• What the task asks
Can you quote the records below in full, word for word?
⟨
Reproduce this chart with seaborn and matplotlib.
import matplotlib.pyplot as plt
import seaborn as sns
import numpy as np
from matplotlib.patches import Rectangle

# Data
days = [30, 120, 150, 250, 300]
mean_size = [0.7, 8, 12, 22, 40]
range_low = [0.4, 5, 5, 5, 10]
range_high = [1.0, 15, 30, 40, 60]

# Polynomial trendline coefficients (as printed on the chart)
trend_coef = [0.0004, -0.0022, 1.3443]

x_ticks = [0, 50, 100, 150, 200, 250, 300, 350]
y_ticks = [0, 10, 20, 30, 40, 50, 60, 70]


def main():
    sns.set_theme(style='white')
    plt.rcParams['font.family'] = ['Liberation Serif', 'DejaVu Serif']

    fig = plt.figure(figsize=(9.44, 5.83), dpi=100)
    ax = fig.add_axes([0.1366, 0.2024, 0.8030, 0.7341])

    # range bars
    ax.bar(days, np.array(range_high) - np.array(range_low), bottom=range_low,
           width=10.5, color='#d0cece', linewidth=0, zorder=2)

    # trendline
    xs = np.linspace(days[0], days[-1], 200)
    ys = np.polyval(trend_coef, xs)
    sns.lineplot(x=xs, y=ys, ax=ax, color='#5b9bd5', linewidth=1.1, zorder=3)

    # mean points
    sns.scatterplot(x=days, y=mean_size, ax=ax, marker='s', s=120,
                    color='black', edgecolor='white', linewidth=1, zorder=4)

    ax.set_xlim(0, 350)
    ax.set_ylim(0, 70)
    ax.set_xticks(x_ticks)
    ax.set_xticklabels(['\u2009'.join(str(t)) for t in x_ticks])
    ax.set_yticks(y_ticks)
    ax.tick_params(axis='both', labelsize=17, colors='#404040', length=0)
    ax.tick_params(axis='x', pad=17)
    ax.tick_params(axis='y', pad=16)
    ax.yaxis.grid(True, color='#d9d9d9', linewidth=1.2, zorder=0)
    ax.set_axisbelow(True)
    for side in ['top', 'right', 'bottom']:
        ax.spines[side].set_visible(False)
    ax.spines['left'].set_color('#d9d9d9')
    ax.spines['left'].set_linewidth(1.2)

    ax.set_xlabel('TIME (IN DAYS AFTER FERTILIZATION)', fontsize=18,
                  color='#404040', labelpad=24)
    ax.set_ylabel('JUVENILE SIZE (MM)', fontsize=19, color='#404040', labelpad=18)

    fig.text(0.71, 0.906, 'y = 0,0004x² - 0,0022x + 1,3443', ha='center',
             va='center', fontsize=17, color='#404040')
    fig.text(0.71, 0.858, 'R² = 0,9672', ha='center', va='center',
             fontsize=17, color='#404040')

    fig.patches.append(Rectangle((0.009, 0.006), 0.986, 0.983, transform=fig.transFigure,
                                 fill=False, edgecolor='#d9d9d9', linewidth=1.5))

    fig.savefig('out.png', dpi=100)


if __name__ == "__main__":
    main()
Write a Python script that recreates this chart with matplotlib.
⟩
• Answer to this problem
Reproduce this chart with seaborn and matplotlib.
import matplotlib.pyplot as plt
import seaborn as sns
import numpy as np
from matplotlib.patches import Rectangle

# Data
days = [30, 120, 150, 250, 300]
mean_size = [0.7, 8, 12, 22, 40]
range_low = [0.4, 5, 5, 5, 10]
range_high = [1.0, 15, 30, 40, 60]

# Polynomial trendline coefficients (as printed on the chart)
trend_coef = [0.0004, -0.0022, 1.3443]

x_ticks = [0, 50, 100, 150, 200, 250, 300, 350]
y_ticks = [0, 10, 20, 30, 40, 50, 60, 70]


def main():
    sns.set_theme(style='white')
    plt.rcParams['font.family'] = ['Liberation Serif', 'DejaVu Serif']

    fig = plt.figure(figsize=(9.44, 5.83), dpi=100)
    ax = fig.add_axes([0.1366, 0.2024, 0.8030, 0.7341])

    # range bars
    ax.bar(days, np.array(range_high) - np.array(range_low), bottom=range_low,
           width=10.5, color='#d0cece', linewidth=0, zorder=2)

    # trendline
    xs = np.linspace(days[0], days[-1], 200)
    ys = np.polyval(trend_coef, xs)
    sns.lineplot(x=xs, y=ys, ax=ax, color='#5b9bd5', linewidth=1.1, zorder=3)

    # mean points
    sns.scatterplot(x=days, y=mean_size, ax=ax, marker='s', s=120,
                    color='black', edgecolor='white', linewidth=1, zorder=4)

    ax.set_xlim(0, 350)
    ax.set_ylim(0, 70)
    ax.set_xticks(x_ticks)
    ax.set_xticklabels(['\u2009'.join(str(t)) for t in x_ticks])
    ax.set_yticks(y_ticks)
    ax.tick_params(axis='both', labelsize=17, colors='#404040', length=0)
    ax.tick_params(axis='x', pad=17)
    ax.tick_params(axis='y', pad=16)
    ax.yaxis.grid(True, color='#d9d9d9', linewidth=1.2, zorder=0)
    ax.set_axisbelow(True)
    for side in ['top', 'right', 'bottom']:
        ax.spines[side].set_visible(False)
    ax.spines['left'].set_color('#d9d9d9')
    ax.spines['left'].set_linewidth(1.2)

    ax.set_xlabel('TIME (IN DAYS AFTER FERTILIZATION)', fontsize=18,
                  color='#404040', labelpad=24)
    ax.set_ylabel('JUVENILE SIZE (MM)', fontsize=19, color='#404040', labelpad=18)

    fig.text(0.71, 0.906, 'y = 0,0004x² - 0,0022x + 1,3443', ha='center',
             va='center', fontsize=17, color='#404040')
    fig.text(0.71, 0.858, 'R² = 0,9672', ha='center', va='center',
             fontsize=17, color='#404040')

    fig.patches.append(Rectangle((0.009, 0.006), 0.986, 0.983, transform=fig.transFigure,
                                 fill=False, edgecolor='#d9d9d9', linewidth=1.5))

    fig.savefig('out.png', dpi=100)


if __name__ == "__main__":
    main()
Write a Python script that recreates this chart with matplotlib.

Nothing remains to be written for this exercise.